The concept of a system's "aim" is central and often overlooked. Deming insisted that a system must have an aim, and that the aim must be stated by management. Without a stated aim, there is no system — only a collection of components. The aim transforms a collection into a system by providing the criterion against which the interactions among components can be evaluated and optimized. This connects to Point 1 of the 14 Points — "create constancy of purpose" — which is essentially the requirement to define and maintain the system's aim. It also connects to theory-of-knowledge: the aim provides the theoretical framework within which observations about the system's behavior become interpretable.
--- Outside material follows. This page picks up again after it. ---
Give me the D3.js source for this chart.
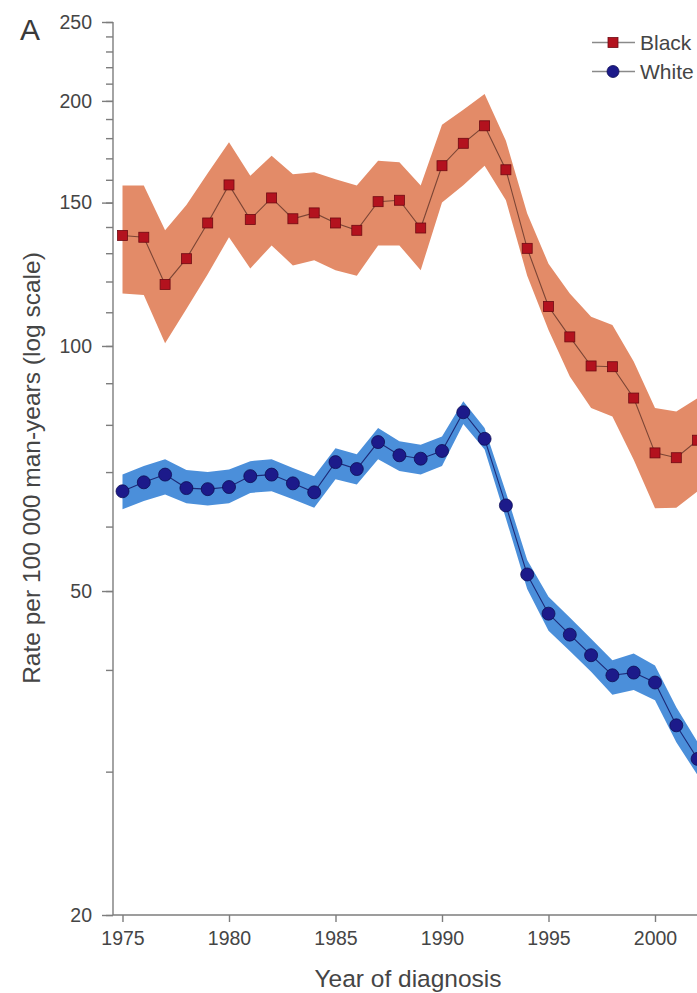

Without an aim, data about the system is just noise.
Deming's systems thinking connects to a rich intellectual tradition. Russell Ackoff, a systems theorist at Wharton, was a friend and intellectual ally — both men emphasized the primacy of the system over its parts and the dangers of analytic reductionism. Jay Forrester's system dynamics work at MIT, which influenced Peter Senge's "The Fifth Discipline" and the learning organization concept, shares Deming's emphasis on feedback loops, unintended consequences, and the counterintuitive behavior of complex systems. Stafford Beer's viable system model and cybernetic management theory pursue similar themes from a different starting point. Deming's contribution to this tradition is the integration of systems thinking with statistical-process-control-and-variation-theory — the insistence that you cannot understand a system without understanding the variation in its processes, and that common-cause-vs-special-cause-variation provides the analytical framework for determining whether the system or a specific factor is responsible for observed outcomes.
In the lean manufacturing lineage, appreciation for a system manifests as value stream thinking — the practice of mapping and optimizing the entire flow of value from raw material to customer, rather than optimizing individual process steps. Taiichi Ohno's genius at Toyota was precisely this systems perspective: he saw that optimizing individual machine utilization (a component metric) led to overproduction (a system-level waste). The lean startup methodology extends this into product development: Steve Blank's customer development process and Eric Ries's Build-Measure-Learn cycle both treat the entire business model as a system to be understood and optimized, not a collection of independent functions to be managed separately. Boyd's OODA loop, similarly, treats military operations as a system where speed and coherence of the whole cycle matter more than optimization of any individual step.